[Start]
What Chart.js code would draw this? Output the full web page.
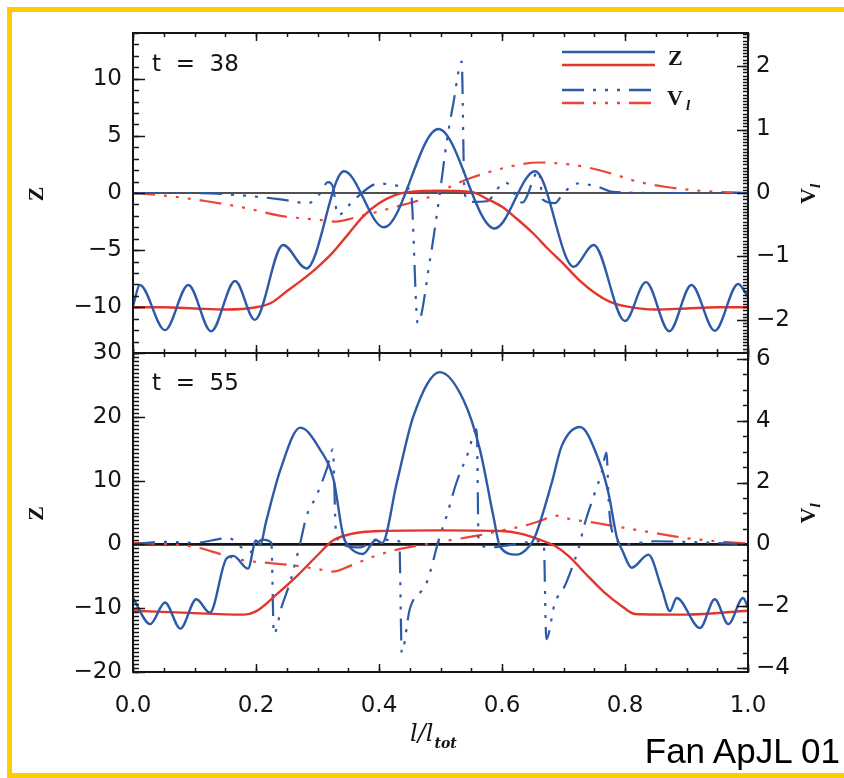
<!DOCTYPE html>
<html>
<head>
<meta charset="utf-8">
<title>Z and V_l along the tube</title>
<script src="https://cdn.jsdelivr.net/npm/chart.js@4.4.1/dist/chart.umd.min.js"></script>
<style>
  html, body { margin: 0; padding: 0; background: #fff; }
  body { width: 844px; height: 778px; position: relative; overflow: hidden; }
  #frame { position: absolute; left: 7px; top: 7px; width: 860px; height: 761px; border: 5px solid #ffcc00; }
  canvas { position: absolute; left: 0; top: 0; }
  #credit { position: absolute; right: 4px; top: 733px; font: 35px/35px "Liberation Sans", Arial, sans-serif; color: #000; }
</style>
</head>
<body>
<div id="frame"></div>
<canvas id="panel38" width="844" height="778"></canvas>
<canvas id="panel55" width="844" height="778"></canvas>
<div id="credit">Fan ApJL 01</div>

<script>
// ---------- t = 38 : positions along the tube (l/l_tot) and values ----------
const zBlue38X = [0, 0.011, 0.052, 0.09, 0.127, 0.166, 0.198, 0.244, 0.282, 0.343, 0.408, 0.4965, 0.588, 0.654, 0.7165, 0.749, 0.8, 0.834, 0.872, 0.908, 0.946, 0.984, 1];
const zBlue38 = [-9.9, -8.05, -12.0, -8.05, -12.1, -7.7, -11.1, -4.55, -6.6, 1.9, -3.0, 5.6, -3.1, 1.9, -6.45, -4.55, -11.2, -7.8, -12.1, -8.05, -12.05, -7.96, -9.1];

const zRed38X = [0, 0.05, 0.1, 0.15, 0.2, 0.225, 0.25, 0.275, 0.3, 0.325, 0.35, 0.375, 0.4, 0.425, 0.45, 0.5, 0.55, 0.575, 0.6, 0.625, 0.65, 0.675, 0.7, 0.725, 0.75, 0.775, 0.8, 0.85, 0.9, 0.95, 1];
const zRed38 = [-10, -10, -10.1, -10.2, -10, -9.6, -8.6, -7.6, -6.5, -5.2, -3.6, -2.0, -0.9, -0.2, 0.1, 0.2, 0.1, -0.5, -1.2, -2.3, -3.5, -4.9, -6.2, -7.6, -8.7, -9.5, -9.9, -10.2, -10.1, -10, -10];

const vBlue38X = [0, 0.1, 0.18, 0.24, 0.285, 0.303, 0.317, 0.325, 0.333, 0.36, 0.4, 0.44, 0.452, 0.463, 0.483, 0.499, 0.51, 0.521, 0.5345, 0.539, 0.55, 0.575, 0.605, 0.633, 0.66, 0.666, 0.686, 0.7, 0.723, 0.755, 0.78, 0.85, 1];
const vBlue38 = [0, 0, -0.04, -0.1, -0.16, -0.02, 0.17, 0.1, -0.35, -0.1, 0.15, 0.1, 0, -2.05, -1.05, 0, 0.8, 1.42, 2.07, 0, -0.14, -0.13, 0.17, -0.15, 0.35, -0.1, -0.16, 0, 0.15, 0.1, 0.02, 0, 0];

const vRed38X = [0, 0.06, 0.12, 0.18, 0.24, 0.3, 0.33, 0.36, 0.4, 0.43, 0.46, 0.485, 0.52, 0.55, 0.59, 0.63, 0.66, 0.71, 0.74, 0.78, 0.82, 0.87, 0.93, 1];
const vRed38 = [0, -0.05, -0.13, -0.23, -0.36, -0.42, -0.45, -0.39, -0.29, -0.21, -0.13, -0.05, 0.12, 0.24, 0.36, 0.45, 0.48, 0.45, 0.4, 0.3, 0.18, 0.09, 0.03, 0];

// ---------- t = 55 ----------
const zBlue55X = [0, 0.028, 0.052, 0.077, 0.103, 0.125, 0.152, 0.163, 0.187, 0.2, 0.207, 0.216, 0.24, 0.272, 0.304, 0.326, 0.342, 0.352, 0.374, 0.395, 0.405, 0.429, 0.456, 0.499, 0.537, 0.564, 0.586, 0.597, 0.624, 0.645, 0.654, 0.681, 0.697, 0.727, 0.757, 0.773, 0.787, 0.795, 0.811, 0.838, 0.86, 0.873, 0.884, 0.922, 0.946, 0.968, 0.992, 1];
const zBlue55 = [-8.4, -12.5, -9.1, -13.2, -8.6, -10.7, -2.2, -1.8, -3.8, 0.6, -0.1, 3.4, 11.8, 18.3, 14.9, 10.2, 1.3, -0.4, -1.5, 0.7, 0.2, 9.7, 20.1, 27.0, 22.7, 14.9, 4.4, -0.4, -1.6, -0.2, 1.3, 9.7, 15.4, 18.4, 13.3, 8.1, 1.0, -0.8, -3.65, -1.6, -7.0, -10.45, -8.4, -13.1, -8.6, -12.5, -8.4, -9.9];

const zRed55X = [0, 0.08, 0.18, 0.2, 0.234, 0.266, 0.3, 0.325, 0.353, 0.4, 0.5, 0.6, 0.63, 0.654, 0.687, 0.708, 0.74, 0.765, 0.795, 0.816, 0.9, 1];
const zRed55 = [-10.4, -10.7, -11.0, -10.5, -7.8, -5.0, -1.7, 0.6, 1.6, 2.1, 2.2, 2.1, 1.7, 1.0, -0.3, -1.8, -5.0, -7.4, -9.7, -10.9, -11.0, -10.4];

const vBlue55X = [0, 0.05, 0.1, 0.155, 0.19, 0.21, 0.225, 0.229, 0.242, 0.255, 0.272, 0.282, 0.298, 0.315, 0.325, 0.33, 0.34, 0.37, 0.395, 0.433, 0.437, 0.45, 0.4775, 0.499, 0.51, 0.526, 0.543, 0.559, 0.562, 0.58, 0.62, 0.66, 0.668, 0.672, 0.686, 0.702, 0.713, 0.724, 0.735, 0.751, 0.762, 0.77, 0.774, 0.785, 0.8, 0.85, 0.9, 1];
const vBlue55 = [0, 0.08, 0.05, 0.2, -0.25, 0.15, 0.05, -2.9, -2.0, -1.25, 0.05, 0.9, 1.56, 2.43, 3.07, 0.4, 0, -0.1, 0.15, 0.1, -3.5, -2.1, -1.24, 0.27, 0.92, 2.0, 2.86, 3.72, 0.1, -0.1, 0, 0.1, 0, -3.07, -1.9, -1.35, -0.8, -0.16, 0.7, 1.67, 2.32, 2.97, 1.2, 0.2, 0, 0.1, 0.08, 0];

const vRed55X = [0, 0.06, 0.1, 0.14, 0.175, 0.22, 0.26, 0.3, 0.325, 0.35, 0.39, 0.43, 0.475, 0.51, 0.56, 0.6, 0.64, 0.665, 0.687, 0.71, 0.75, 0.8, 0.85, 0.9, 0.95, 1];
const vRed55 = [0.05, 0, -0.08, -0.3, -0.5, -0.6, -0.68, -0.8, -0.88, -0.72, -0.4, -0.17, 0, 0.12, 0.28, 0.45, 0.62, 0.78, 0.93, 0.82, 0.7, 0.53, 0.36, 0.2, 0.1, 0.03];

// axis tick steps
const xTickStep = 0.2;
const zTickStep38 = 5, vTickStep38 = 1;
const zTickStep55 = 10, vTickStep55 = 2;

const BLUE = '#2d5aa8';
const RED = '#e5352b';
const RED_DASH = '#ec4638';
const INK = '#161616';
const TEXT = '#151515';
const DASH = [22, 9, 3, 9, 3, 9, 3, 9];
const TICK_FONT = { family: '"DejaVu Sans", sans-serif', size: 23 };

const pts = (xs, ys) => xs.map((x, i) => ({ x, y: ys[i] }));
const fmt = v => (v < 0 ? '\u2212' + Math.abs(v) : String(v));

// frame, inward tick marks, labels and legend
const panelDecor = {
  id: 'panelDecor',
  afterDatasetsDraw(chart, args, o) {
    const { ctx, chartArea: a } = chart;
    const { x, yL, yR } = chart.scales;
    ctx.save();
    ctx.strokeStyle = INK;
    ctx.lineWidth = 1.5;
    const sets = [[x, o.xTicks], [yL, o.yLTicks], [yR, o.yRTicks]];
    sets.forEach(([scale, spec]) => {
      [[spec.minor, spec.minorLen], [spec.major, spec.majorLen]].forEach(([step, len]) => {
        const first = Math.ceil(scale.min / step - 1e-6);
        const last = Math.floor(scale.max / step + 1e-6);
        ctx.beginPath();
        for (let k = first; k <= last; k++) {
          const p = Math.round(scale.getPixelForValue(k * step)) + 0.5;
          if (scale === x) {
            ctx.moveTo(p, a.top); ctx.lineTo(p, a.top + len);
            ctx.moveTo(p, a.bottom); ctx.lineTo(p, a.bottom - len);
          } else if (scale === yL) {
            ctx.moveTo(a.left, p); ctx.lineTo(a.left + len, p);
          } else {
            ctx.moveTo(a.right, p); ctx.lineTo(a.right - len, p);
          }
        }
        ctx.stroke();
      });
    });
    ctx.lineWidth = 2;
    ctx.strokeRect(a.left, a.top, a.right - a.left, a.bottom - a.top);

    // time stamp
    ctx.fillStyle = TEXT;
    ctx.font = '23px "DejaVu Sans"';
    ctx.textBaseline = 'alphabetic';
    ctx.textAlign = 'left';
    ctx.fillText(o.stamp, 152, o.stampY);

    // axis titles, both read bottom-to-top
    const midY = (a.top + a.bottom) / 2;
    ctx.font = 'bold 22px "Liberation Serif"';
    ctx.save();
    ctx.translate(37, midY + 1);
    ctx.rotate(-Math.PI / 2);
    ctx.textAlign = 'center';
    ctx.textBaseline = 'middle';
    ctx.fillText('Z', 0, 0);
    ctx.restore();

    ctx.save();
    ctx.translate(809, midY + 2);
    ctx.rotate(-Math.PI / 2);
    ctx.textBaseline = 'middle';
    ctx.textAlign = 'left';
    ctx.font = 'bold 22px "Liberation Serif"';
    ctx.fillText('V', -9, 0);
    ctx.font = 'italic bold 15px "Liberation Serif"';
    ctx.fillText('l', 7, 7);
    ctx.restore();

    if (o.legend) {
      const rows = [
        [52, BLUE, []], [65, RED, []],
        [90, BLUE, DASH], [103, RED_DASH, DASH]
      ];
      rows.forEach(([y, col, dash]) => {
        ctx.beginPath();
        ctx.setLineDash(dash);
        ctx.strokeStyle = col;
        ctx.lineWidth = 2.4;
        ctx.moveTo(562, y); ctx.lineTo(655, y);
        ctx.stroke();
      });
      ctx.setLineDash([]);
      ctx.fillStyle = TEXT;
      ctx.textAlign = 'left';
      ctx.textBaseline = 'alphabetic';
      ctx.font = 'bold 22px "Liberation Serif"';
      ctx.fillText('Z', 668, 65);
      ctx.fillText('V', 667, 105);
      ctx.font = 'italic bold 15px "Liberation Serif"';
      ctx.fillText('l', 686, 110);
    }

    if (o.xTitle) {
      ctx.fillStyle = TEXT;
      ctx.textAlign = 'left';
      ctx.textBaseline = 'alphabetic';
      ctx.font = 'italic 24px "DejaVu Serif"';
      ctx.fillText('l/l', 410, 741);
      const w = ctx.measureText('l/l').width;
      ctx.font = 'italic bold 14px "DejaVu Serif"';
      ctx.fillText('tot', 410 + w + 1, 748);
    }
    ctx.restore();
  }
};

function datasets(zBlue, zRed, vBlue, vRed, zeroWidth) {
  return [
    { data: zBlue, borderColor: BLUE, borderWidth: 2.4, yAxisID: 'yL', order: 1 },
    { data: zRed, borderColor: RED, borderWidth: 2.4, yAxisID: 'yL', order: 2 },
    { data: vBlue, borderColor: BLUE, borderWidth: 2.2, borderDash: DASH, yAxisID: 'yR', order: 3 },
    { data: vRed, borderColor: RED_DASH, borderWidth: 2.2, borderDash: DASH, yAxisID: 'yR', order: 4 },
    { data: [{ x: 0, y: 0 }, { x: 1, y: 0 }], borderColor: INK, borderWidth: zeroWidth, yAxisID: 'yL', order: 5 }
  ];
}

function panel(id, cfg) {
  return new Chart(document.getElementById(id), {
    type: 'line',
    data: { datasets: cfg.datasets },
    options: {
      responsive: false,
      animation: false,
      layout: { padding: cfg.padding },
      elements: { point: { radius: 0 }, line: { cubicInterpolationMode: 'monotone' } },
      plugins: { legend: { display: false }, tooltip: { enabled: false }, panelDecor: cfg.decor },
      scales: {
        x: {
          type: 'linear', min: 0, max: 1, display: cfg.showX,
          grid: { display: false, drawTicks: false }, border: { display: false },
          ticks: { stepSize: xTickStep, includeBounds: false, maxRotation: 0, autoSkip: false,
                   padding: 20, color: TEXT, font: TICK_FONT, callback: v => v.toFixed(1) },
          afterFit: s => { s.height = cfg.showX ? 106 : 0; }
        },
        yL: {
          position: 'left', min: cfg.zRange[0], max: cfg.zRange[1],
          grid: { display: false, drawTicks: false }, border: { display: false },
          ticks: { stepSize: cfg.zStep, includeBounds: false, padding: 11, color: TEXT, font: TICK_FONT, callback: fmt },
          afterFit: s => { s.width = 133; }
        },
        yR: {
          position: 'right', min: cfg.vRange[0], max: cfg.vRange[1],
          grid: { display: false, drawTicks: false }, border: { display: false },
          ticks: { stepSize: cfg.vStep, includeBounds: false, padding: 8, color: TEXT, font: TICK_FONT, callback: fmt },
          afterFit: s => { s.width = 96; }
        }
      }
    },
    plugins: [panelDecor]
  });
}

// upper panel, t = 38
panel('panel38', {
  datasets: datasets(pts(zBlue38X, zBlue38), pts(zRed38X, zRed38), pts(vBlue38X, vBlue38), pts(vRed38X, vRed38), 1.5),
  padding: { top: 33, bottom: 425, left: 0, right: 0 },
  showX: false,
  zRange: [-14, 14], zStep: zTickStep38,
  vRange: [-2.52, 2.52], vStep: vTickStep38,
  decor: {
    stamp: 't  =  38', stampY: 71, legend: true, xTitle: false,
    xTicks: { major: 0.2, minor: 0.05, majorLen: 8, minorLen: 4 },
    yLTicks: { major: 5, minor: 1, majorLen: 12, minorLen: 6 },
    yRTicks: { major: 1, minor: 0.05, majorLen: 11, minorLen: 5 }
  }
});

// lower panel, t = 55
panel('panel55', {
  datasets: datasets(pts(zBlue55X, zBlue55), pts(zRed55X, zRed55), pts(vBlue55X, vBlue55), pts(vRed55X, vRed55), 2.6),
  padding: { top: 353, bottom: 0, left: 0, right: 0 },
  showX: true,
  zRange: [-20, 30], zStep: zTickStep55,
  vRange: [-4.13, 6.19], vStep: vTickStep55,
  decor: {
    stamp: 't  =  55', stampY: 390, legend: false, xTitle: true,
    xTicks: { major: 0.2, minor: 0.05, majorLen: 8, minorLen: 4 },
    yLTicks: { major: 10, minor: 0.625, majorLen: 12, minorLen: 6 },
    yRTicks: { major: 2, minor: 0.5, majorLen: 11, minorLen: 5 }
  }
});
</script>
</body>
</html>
[End]
__Required work__:
Restate, line by line and word for word, everything from the top of the material through the line that contains "-10.1, -10, -10];". Leave pictures out.

__The completed task__:
What Chart.js code would draw this? Output the full web page.
<!DOCTYPE html>
<html>
<head>
<meta charset="utf-8">
<title>Z and V_l along the tube</title>
<script src="https://cdn.jsdelivr.net/npm/chart.js@4.4.1/dist/chart.umd.min.js"></script>
<style>
  html, body { margin: 0; padding: 0; background: #fff; }
  body { width: 844px; height: 778px; position: relative; overflow: hidden; }
  #frame { position: absolute; left: 7px; top: 7px; width: 860px; height: 761px; border: 5px solid #ffcc00; }
  canvas { position: absolute; left: 0; top: 0; }
  #credit { position: absolute; right: 4px; top: 733px; font: 35px/35px "Liberation Sans", Arial, sans-serif; color: #000; }
</style>
</head>
<body>
<div id="frame"></div>
<canvas id="panel38" width="844" height="778"></canvas>
<canvas id="panel55" width="844" height="778"></canvas>
<div id="credit">Fan ApJL 01</div>

<script>
// ---------- t = 38 : positions along the tube (l/l_tot) and values ----------
const zBlue38X = [0, 0.011, 0.052, 0.09, 0.127, 0.166, 0.198, 0.244, 0.282, 0.343, 0.408, 0.4965, 0.588, 0.654, 0.7165, 0.749, 0.8, 0.834, 0.872, 0.908, 0.946, 0.984, 1];
const zBlue38 = [-9.9, -8.05, -12.0, -8.05, -12.1, -7.7, -11.1, -4.55, -6.6, 1.9, -3.0, 5.6, -3.1, 1.9, -6.45, -4.55, -11.2, -7.8, -12.1, -8.05, -12.05, -7.96, -9.1];

const zRed38X = [0, 0.05, 0.1, 0.15, 0.2, 0.225, 0.25, 0.275, 0.3, 0.325, 0.35, 0.375, 0.4, 0.425, 0.45, 0.5, 0.55, 0.575, 0.6, 0.625, 0.65, 0.675, 0.7, 0.725, 0.75, 0.775, 0.8, 0.85, 0.9, 0.95, 1];
const zRed38 = [-10, -10, -10.1, -10.2, -10, -9.6, -8.6, -7.6, -6.5, -5.2, -3.6, -2.0, -0.9, -0.2, 0.1, 0.2, 0.1, -0.5, -1.2, -2.3, -3.5, -4.9, -6.2, -7.6, -8.7, -9.5, -9.9, -10.2, -10.1, -10, -10];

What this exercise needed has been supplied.